Returns the DataFrame with segment names, indexed by customer_id (and group_col if specified).

`init(df, period_col, p1_value, p2_value, value_col=None, agg_func='sum', group_col=None)`

Segments customers into New, Repeating, and Lapsed based on positive aggregated value across two periods.

A customer is considered to have "bought" in a period only if their aggregated value_col is strictly positive (> 0). Customers are then classified as: - New: positive value in P2 only - Repeating: positive value in both P1 and P2 - Lapsed: positive value in P1 only

Parameters:

Name	Type	Description	Default
`df`	`DataFrame \| Table`	Transaction data. Must contain customer_id, period_col, and value_col columns.	required
`period_col`	`str`	Column containing period identifiers.	required
`p1_value`	`str \| float \| Scalar`	Value in period_col identifying period 1.	required
`p2_value`	`str \| float \| Scalar`	Value in period_col identifying period 2.	required
`value_col`	`str \| None`	Column to aggregate for determining customer activity. Defaults to ColumnHelper().unit_spend.	`None`
`agg_func`	`str`	Aggregation function to use when grouping by customer_id.
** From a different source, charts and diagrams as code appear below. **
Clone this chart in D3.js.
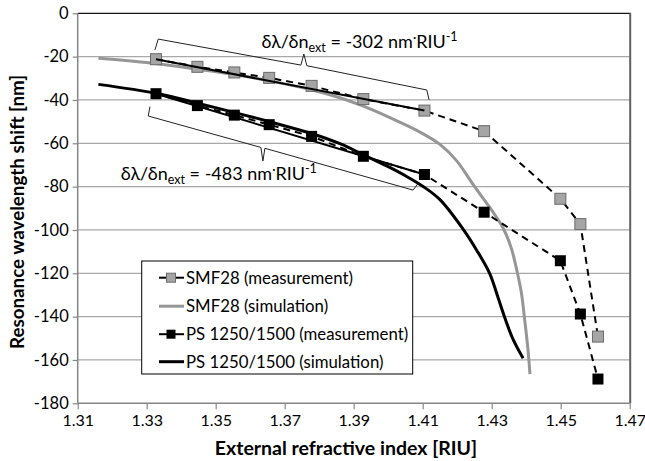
<!DOCTYPE html>
<html>
<head>
<meta charset="utf-8">
<script src="https://cdn.jsdelivr.net/npm/d3@7/dist/d3.min.js"></script>
<style>
  html, body { margin: 0; padding: 0; background: #fff; }
  svg { display: block; }
  text { font-family: Lato, "Open Sans", sans-serif; fill: #000; }
</style>
</head>
<body>
<svg id="chart" width="645" height="461"></svg>
<script>
// ---------------- data ----------------
const xTicks = [1.31, 1.33, 1.35, 1.37, 1.39, 1.41, 1.43, 1.45, 1.47];
const yTicks = [0, -20, -40, -60, -80, -100, -120, -140, -160, -180];

const measX   = [1.3327, 1.3447, 1.3554, 1.3655, 1.3778, 1.3928, 1.4105, 1.4278, 1.4499, 1.4557, 1.4608];
const smfMeas = [-21.2, -24.7, -27.3, -29.8, -33.5, -39.6, -44.9, -54.4, -85.6, -97.3, -149.2];
const psMeas  = [-37.1, -42.6, -47.0, -51.4, -56.8, -66.0, -74.4, -91.8, -114.2, -138.8, -168.8];

const smfSimX = [1.316, 1.333, 1.345, 1.357, 1.366, 1.378, 1.386, 1.393, 1.400, 1.408, 1.415, 1.4198, 1.4246, 1.428, 1.431, 1.4336, 1.4357, 1.4372, 1.4386, 1.4396, 1.4405, 1.4411];
const smfSimY = [-20.8, -23.3, -25.9, -28.7, -31.3, -35.4, -39.0, -43.0, -47.8, -53.8, -60.5, -68.0, -79.0, -86.5, -93.2, -100.0, -108.5, -118.0, -129.0, -142.0, -155.0, -166.5];

const psSimX = [1.316, 1.333, 1.345, 1.355, 1.366, 1.378, 1.386, 1.3927, 1.400, 1.405, 1.410, 1.415, 1.4217, 1.4256, 1.4294, 1.4316, 1.4338, 1.4362, 1.4391];
const psSimY = [-32.8, -37.0, -41.6, -45.6, -50.2, -55.6, -60.2, -65.2, -70.8, -75.0, -79.8, -86.0, -99.6, -109.2, -120.0, -130.0, -140.5, -150.5, -159.2];

const fitX   = [1.3327, 1.4105];
const smfFit = [-21.2, -44.9];
const psFit  = [-37.1, -74.4];

const seriesNames = ["SMF28 (measurement)", "SMF28 (simulation)", "PS 1250/1500 (measurement)", "PS 1250/1500 (simulation)"];
const slopeLabels = ["-302", "-483"];

// bracket outlines in data units [RIU, nm]
const braceTopX = [1.33239, 1.33335, 1.37469, 1.37556, 1.37643, 1.41119, 1.41185];
const braceTopY = [-16.9, -11.9, -23.9, -18.8, -24.2, -35.4, -40.0];
const braceBotX = [1.33094, 1.33045, 1.3631, 1.36368, 1.36426, 1.40722, 1.40867];
const braceBotY = [-43.1, -47.4, -61.9, -68.2, -62.3, -81.6, -78.5];

// label anchors in data units
const labelTop = [1.3633, -15.9];
const labelBot = [1.3225, -76.8];

// ---------------- chart ----------------
const svg = d3.select("#chart");
const x = d3.scaleLinear().domain([1.31, 1.47]).range([77.7, 629.7]);
const y = d3.scaleLinear().domain([-180, 0]).range([403.3, 13.3]);

const pLeft = x.range()[0], pRight = x.range()[1];
const pTop = y.range()[1], pBottom = y.range()[0];

// gridlines
svg.append("g").selectAll("line")
  .data(yTicks.filter(v => v !== 0 && v !== -180))
  .join("line")
  .attr("x1", pLeft).attr("x2", pRight)
  .attr("y1", d => y(d)).attr("y2", d => y(d))
  .attr("stroke", "#a8a8a8").attr("stroke-width", 1.2);

// frame top / right
svg.append("line").attr("x1", pLeft).attr("x2", pRight + 1).attr("y1", pTop).attr("y2", pTop)
  .attr("stroke", "#111").attr("stroke-width", 1.3);
svg.append("line").attr("x1", pRight + 0.5).attr("x2", pRight + 0.5).attr("y1", pTop).attr("y2", pBottom)
  .attr("stroke", "#606060").attr("stroke-width", 2);

// axes
const xAxis = d3.axisBottom(x).tickValues(xTicks).tickSize(6).tickPadding(5)
  .tickFormat(d3.format(".2f"));
const yAxis = d3.axisLeft(y).tickValues(yTicks).tickSize(5).tickPadding(4)
  .tickFormat(d => String(d));

const gx = svg.append("g").attr("transform", `translate(0,${pBottom})`).call(xAxis);
const gy = svg.append("g").attr("transform", `translate(${pLeft},0)`).call(yAxis);
[gx, gy].forEach(g => {
  g.select(".domain").attr("stroke", "#868686").attr("stroke-width", 1.5);
  g.selectAll(".tick line").attr("stroke", "#868686").attr("stroke-width", 1.2);
  g.selectAll(".tick text").attr("font-family", "Lato, 'Open Sans', sans-serif")
    .attr("font-size", 16.5).attr("fill", "#000");
});
gx.selectAll(".tick text").attr("font-size", 16);
gx.select(".domain").attr("d", `M${pLeft},0H${pRight}`);
gy.select(".domain").attr("d", `M0,${pTop}V${pBottom}`);

// axis titles
svg.append("text").attr("x", 346).attr("y", 455).attr("text-anchor", "middle")
  .attr("font-size", 19.5).attr("font-weight", "bold")
  .text("External refractive index [RIU]");
svg.append("text").attr("transform", "translate(24,212) rotate(-90)").attr("text-anchor", "middle")
  .attr("font-size", 18.8).attr("font-weight", "bold")
  .text("Resonance wavelength shift [nm]");

// simulation curves
const line = d3.line().x(d => x(d[0])).y(d => y(d[1])).curve(d3.curveCatmullRom.alpha(0.5));
const straight = d3.line().x(d => x(d[0])).y(d => y(d[1]));

svg.append("path").datum(d3.zip(smfSimX, smfSimY)).attr("d", line)
  .attr("fill", "none").attr("stroke", "#969696").attr("stroke-width", 3);
svg.append("path").datum(d3.zip(psSimX, psSimY)).attr("d", line)
  .attr("fill", "none").attr("stroke", "#000").attr("stroke-width", 3);

// measurement dashed lines
[smfMeas, psMeas].forEach(vals => {
  svg.append("path").datum(d3.zip(measX, vals)).attr("d", straight)
    .attr("fill", "none").attr("stroke", "#000").attr("stroke-width", 2)
    .attr("stroke-dasharray", "7,5");
});

// markers
const sq = 11;
svg.append("g").selectAll("rect").data(d3.zip(measX, smfMeas)).join("rect")
  .attr("x", d => x(d[0]) - sq / 2).attr("y", d => y(d[1]) - sq / 2)
  .attr("width", sq).attr("height", sq)
  .attr("fill", "#a5a5a5").attr("stroke", "#6a6a6a").attr("stroke-width", 1);
svg.append("g").selectAll("rect").data(d3.zip(measX, psMeas)).join("rect")
  .attr("x", d => x(d[0]) - sq / 2).attr("y", d => y(d[1]) - sq / 2)
  .attr("width", sq).attr("height", sq)
  .attr("fill", "#000");

// linear fit lines
[smfFit, psFit].forEach(vals => {
  svg.append("path").datum(d3.zip(fitX, vals)).attr("d", straight)
    .attr("fill", "none").attr("stroke", "#000").attr("stroke-width", 2);
});

// braces
[[braceTopX, braceTopY], [braceBotX, braceBotY]].forEach(([bx, by]) => {
  svg.append("path").datum(d3.zip(bx, by)).attr("d", straight)
    .attr("fill", "none").attr("stroke", "#222").attr("stroke-width", 1);
});

// slope labels
function slopeLabel(pos, val) {
  const t = svg.append("text").attr("x", x(pos[0])).attr("y", y(pos[1])).attr("font-size", 18);
  t.append("tspan").text("δλ/δn");
  t.append("tspan").attr("font-size", 12.5).attr("dy", 4).text("ext");
  t.append("tspan").attr("dy", -4).text(` = ${val} nm`);
  t.append("tspan").attr("font-size", 12.5).attr("dy", -6).text("·");
  t.append("tspan").attr("dy", 6).text("RIU");
  t.append("tspan").attr("font-size", 12.5).attr("dy", -7).text("-1");
}
slopeLabel(labelTop, slopeLabels[0]);
slopeLabel(labelBot, slopeLabels[1]);

// legend
const lg = svg.append("g");
lg.append("rect").attr("x", 141.7).attr("y", 261).attr("width", 271).attr("height", 113)
  .attr("fill", "#fff").attr("stroke", "#000").attr("stroke-width", 1);
const rowY = [277.7, 306.2, 334.2, 361.7];
seriesNames.forEach((name, i) => {
  const g = lg.append("g").attr("transform", `translate(0,${rowY[i]})`);
  const isMeas = i % 2 === 0;
  const col = i < 2 ? "#969696" : "#000";
  if (isMeas) {
    g.append("line").attr("x1", 159).attr("x2", 184).attr("stroke", "#000").attr("stroke-width", 2);
    g.append("rect").attr("x", 166.5).attr("y", -4.5).attr("width", 9).attr("height", 9)
      .attr("fill", i === 0 ? "#a5a5a5" : "#000").attr("stroke", i === 0 ? "#6a6a6a" : "none");
  } else {
    g.append("line").attr("x1", 159).attr("x2", 184).attr("stroke", col).attr("stroke-width", 3);
  }
  g.append("text").attr("x", 186).attr("y", 6).attr("font-size", 16.8).text(name);
});
</script>
</body>
</html>
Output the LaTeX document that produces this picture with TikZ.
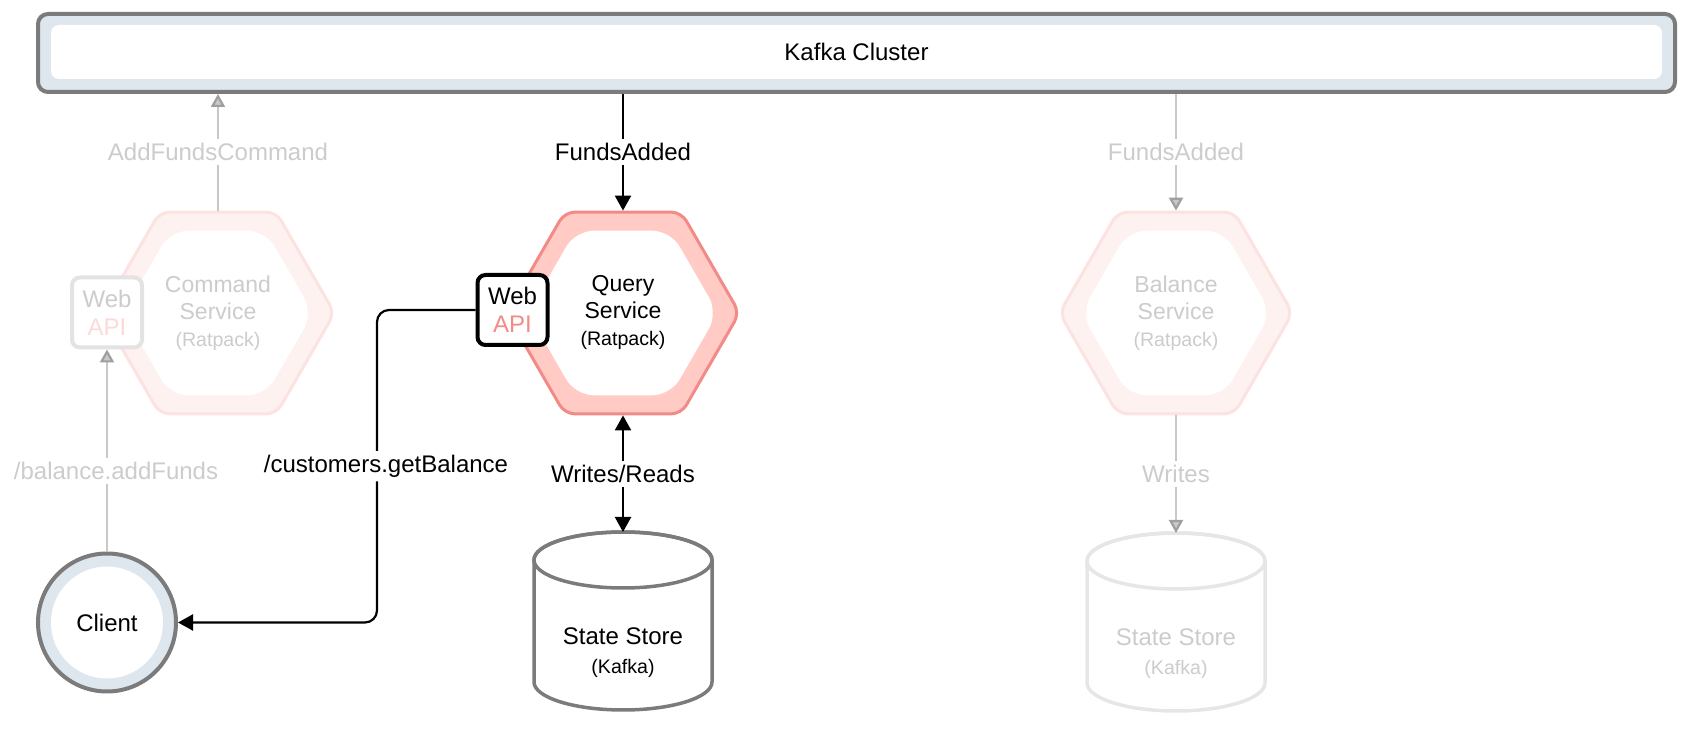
\documentclass[tikz,border=0pt]{standalone}
\usepackage{fontspec}
\setmainfont{Liberation Sans}
\usetikzlibrary{shapes.geometric,arrows.meta,positioning}

\definecolor{framegray}{HTML}{7B7B7B}
\definecolor{framefill}{HTML}{DEE6EE}
\definecolor{ringred}{HTML}{F28B87}
\definecolor{ringfill}{HTML}{FFCBC4}
\definecolor{paleringred}{HTML}{FCE2E0}
\definecolor{paleringfill}{HTML}{FEF2F1}
\definecolor{paletext}{HTML}{CCCCCC}
\definecolor{paleline}{HTML}{C8C8C8}
\definecolor{paleapi}{HTML}{FCDAD7}
\definecolor{palestore}{HTML}{E6E6E6}

\newcommand{\smalltag}[1]{{\fontsize{9.8pt}{11pt}\selectfont #1}}

\tikzset{
  hexring/.style={regular polygon, regular polygon sides=6, minimum size=116.5pt,
    inner sep=0pt, line width=1.5pt, rounded corners=5pt},
  hexcore/.style={regular polygon, regular polygon sides=6, minimum size=95pt,
    inner sep=0pt, fill=white, rounded corners=9pt, align=center,
    font=\fontsize{11.5pt}{13.5pt}\selectfont},
  apibox/.style={rectangle, rounded corners=4pt, line width=2pt, minimum width=35pt,
    minimum height=35pt, inner sep=0pt, fill=white, align=center,
    font=\fontsize{12pt}{14pt}\selectfont},
  storebox/.style={rectangle, minimum width=89pt, minimum height=89pt,
    inner sep=0pt, outer sep=0pt},
  storetext/.style={align=center, font=\fontsize{12pt}{14.5pt}\selectfont},
  flowtip/.tip={Triangle[length=7.5pt,width=8pt]},
  paletip/.tip={Triangle[length=6.5pt,width=7pt,color=gray!75,fill=paleline]},
  flow/.style={line width=1.1pt, -flowtip},
  paleflow/.style={line width=1.1pt, draw=paleline, -paletip},
  flowlabel/.style={fill=white, inner sep=2pt, font=\fontsize{12pt}{14pt}\selectfont},
}

\begin{document}
\begin{tikzpicture}[x=0.5pt, y=-0.5pt]
  \useasboundingbox (0,0) rectangle (1688,742);

  % kafka
  \node[draw=framegray, fill=framefill, line width=2pt, rounded corners=5pt,
    minimum width=818.5pt, minimum height=39pt] (kafkabar) at (856.5,53) {};
  \node[fill=white, rounded corners=4pt, minimum width=805.5pt, minimum height=27pt,
    font=\fontsize{12pt}{14pt}\selectfont] (kafka) at (856.5,52) {Kafka Cluster};

  % command side
  \node[hexring, draw=paleringred, fill=paleringfill] (commandring) at (218,313) {};
  \node[hexcore, text=paletext] (command) at (218,313) {Command\\Service\\\smalltag{(Ratpack)}};
  \node[apibox, draw=gray!22, text=paletext] (commandapi) at (107,312.5) {Web\\\textcolor{paleapi}{API}};

  % query side
  \node[hexring, draw=ringred, fill=ringfill] (queryring) at (623,313) {};
  \node[hexcore] (query) at (623,313) {Query\\Service\\\smalltag{(Ratpack)}};
  \node[apibox, draw=black] (queryapi) at (512.5,310) {Web\\\textcolor{ringred}{API}};

  % balance side
  \node[hexring, draw=paleringred, fill=paleringfill] (balancering) at (1176,313) {};
  \node[hexcore, text=paletext] (balance) at (1176,313) {Balance\\Service\\\smalltag{(Ratpack)}};

  % client
  \node[circle, draw=framegray, fill=framefill, line width=2pt, minimum size=69pt,
    inner sep=0pt] (clientring) at (107,622.5) {};
  \node[circle, fill=white, minimum size=56pt, inner sep=0pt,
    font=\fontsize{12pt}{14pt}\selectfont] (client) at (107,622.5) {Client};

  % state stores
  \node[storebox] (store) at (623,621) {};
  \draw[line width=1.75pt, draw=framegray, fill=white]
    ([yshift=-14pt]store.north west) -- ([yshift=14pt]store.south west)
    arc[start angle=180, end angle=360, x radius=44.5pt, y radius=14pt]
    -- ([yshift=-14pt]store.north east)
    arc[start angle=0, end angle=180, x radius=44.5pt, y radius=14pt];
  \draw[line width=1.75pt, draw=framegray] ([yshift=-14pt]store.north)
    ellipse[x radius=44.5pt, y radius=14pt];
  \node[storetext] (storelabel) at (623,653) {State Store\\\smalltag{(Kafka)}};

  \node[storebox] (balancestore) at (1176,622) {};
  \draw[line width=1.75pt, draw=palestore, fill=white]
    ([yshift=-14pt]balancestore.north west) -- ([yshift=14pt]balancestore.south west)
    arc[start angle=180, end angle=360, x radius=44.5pt, y radius=14pt]
    -- ([yshift=-14pt]balancestore.north east)
    arc[start angle=0, end angle=180, x radius=44.5pt, y radius=14pt];
  \draw[line width=1.75pt, draw=palestore] ([yshift=-14pt]balancestore.north)
    ellipse[x radius=44.5pt, y radius=14pt];
  \node[storetext, text=paletext] (balancestorelabel) at (1176,654) {State Store\\\smalltag{(Kafka)}};

  % flows
  \coordinate (getturn) at (377,622.5);
  \draw[flow] (kafkabar.south -| queryring) -- node[flowlabel] {FundsAdded} (queryring.north);
  \draw[flow, flowtip-flowtip] (queryring.south) -- node[flowlabel] {Writes/Reads} (store.north);
  \draw[flow, rounded corners=6pt] (queryapi.west) -| node[flowlabel, pos=0.75, xshift=4.5pt] {/customers.getBalance}
    (getturn) -- (clientring.east);

  \draw[paleflow] (commandring.north) -- node[flowlabel, text=paletext] {AddFundsCommand}
    (kafkabar.south -| commandring);
  \draw[paleflow] (clientring.north) -- node[flowlabel, text=paletext, pos=0.4, xshift=4.5pt] {/balance.addFunds}
    (commandapi.south);
  \draw[paleflow] (kafkabar.south -| balancering) -- node[flowlabel, text=paletext] {FundsAdded}
    (balancering.north);
  \draw[paleflow] (balancering.south) -- node[flowlabel, text=paletext] {Writes}
    (balancestore.north);
\end{tikzpicture}
\end{document}
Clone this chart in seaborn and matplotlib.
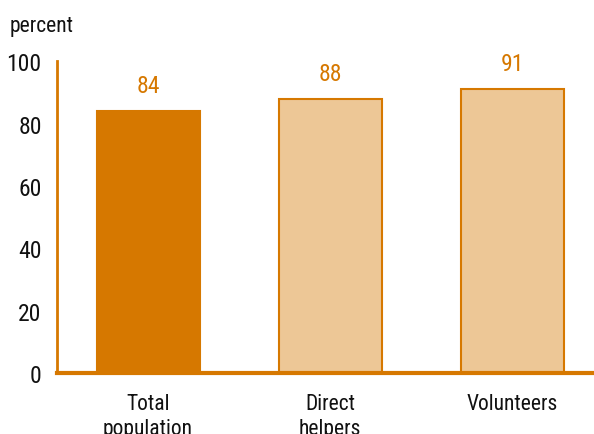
import numpy as np
import pandas as pd
import seaborn as sns
from matplotlib import pyplot as plt

# values
categories = ['Total\npopulation', 'Direct\nhelpers', 'Volunteers']
values = [84, 88, 91]
bar_colors = ['#D67800', '#EDC796', '#EDC796']
orange = '#D67800'

sns.set_theme(style='white')
plt.rcParams['font.family'] = ['Roboto Condensed', 'Liberation Sans Narrow', 'Roboto', 'DejaVu Sans']

df = pd.DataFrame({'group': categories, 'pct': values})

fig = plt.figure(figsize=(5.94, 4.35), dpi=100)
ax = fig.add_axes([0.096, 0.140, 0.904, 0.717])

sns.barplot(data=df, x='group', y='pct', hue='group', palette=bar_colors,
            legend=False, width=0.566, edgecolor=orange, linewidth=1.5,
            saturation=1, ax=ax)

for i, v in enumerate(values):
    ax.text(i, v + 4.5, str(v), ha='center', va='bottom', color=orange, fontsize=17)

ax.set_ylim(0, 100)
ax.set_xlim(-0.5, 2.45)
ax.set_yticks(range(0, 101, 20))
ax.set_xlabel('')
ax.set_ylabel('')
for s in ['top', 'right']:
    ax.spines[s].set_visible(False)
ax.spines['left'].set_color(orange)
ax.spines['bottom'].set_color(orange)
ax.spines['left'].set_linewidth(2)
ax.spines['bottom'].set_linewidth(3)
ax.tick_params(axis='y', direction='in', length=10, width=2, color=orange,
               labelsize=17, pad=11, labelcolor='#111111')
ax.tick_params(axis='x', length=0, labelsize=15.5, pad=14, labelcolor='#111111')
for lab in ax.get_xticklabels():
    lab.set_linespacing(1.3)

fig.text(0.017, 0.938, 'percent', fontsize=15.5, color='#111111', ha='left', va='center')

fig.savefig('out.png', dpi=100)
Defaults to "sum".	`'sum'`
`group_col`	`str \| list[str] \| None`	Column(s) to group by when calculating segments. When specified, segments are calculated within each group independently. Defaults to None.	`None`

Raises:

Type	Description
`ValueError`	If required columns are missing from the DataFrame, or if agg_func is not a supported aggregation function.